What's missing is a part with more plasticity that can work in parallel and bi-directionally interact with the current static models in real-time.

This would mean individually trained models based on their experience so that knowledge is not translated to context, but to weight adjustments.

discuss

movpasd|6 months ago

That's also my view. It's clear that these models are more than pure language algorithms. Somewhere within the hidden layers are real, effective working models of how the world works. But the power of real humans is the ability to learn on-the-fly.

Disclaimer: These are my not-terribly-informed layperson's thoughts :^)

The attention mechanism does seem to give us a certain adaptability (especially in the context of research showing chain-of-thought "hidden reasoning") but I'm not sure that it's enough.

Thing is, earlier language models used recurrent units that would be able to store intermediate data, which would give more of a foothold for these kind of on-the-fly adjustments. And here is where the theory hits the brick wall of engineering. Transformers are not just a pure machine learning innovation, the key is that they are massively scalable, and my understand is part of this comes from the _lack_ of recurrence.

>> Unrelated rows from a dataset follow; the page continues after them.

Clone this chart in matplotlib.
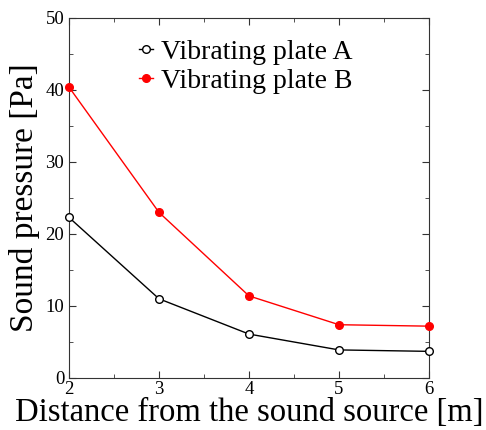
import matplotlib
matplotlib.use('Agg')
import matplotlib.pyplot as plt
from matplotlib.ticker import MultipleLocator

plt.rcParams['font.family'] = ['Liberation Serif', 'DejaVu Serif']
plt.rcParams['mathtext.fontset'] = 'stix'

distance = [2, 3, 4, 5, 6]
plate_a = [22.3, 11.0, 6.1, 3.9, 3.7]
plate_b = [40.4, 23.0, 11.4, 7.4, 7.2]

fig = plt.figure(figsize=(4.86, 4.30), dpi=100)
ax = fig.add_axes([69/486, 52/430, 360/486, 360/430])

ax.plot(distance, plate_a, color='black', lw=1, marker='o', ms=5.5,
        mfc='white', mec='black', mew=1, label='Vibrating plate A', clip_on=False, zorder=3)
ax.plot(distance, plate_b, color='red', lw=1, marker='o', ms=5.5,
        mfc='red', mec='red', label='Vibrating plate B', clip_on=False, zorder=3)

ax.set_xlim(2, 6)
ax.set_ylim(0, 50)
ax.xaxis.set_major_locator(MultipleLocator(1))
ax.xaxis.set_minor_locator(MultipleLocator(0.5))
ax.yaxis.set_major_locator(MultipleLocator(10))
ax.yaxis.set_minor_locator(MultipleLocator(5))
ax.tick_params(which='both', direction='in', top=True, right=True, labelsize=13.5, color='#333333')
ax.tick_params(which='major', length=5)
ax.tick_params(which='minor', length=3)
ax.tick_params(axis='x', pad=2)
for s in ax.spines.values():
    s.set_color('#333333')

ax.set_xlabel('Distance from the sound source [m]', fontsize=23.5, labelpad=0)
ax.set_ylabel('Sound pressure [Pa]', fontsize=24, labelpad=4)

ax.legend(loc='upper left', bbox_to_anchor=(0.155, 0.98), frameon=False, fontsize=20,
          handlelength=0.5, handletextpad=0.3, labelspacing=0.15, borderpad=0)

fig.savefig('out.png', dpi=100)
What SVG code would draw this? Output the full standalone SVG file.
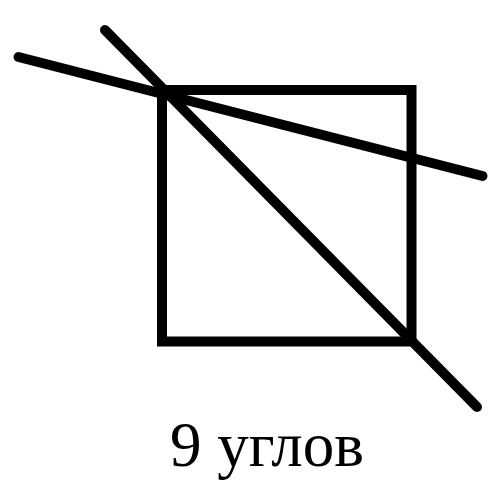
<svg xmlns="http://www.w3.org/2000/svg" width="500" height="497" viewBox="0 0 500 497">
<style>
.s{fill:none;stroke:#000;stroke-width:10;stroke-linecap:round}
.t{font-family:"Liberation Serif","DejaVu Serif",serif;font-size:63px;fill:#000}
</style>
<rect width="500" height="497" fill="#fff"/>
<g id="square"><rect class="s" x="162" y="90" width="249.5" height="251.5" style="stroke-linecap:butt"/></g>
<g id="connectors">
<line class="s" x1="18.5" y1="57" x2="482.5" y2="176"/>
<line class="s" x1="105" y1="30" x2="477" y2="407"/>
</g>
<g id="label"><text class="t" x="267" y="466" text-anchor="middle">9 углов</text></g>
</svg>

I guess this is where the interest in foundation models comes from. If you could take a codebase as a whole and turn it into effective training data to adjust the weights of an existing, more broadly-trained model, But is this possible with a single codebase's worth of data?

Here again we see the power of human intelligence at work: the ability to quite consciously develop new mental models even given very little data. I imagine this is made possible by leaning on very general internal world-models that let us predict the outcomes of even quite complex unseen ("out-of-distribution") situations, and that gives us extra data. It's what we experience as the frustrations and difficulties of the learning process.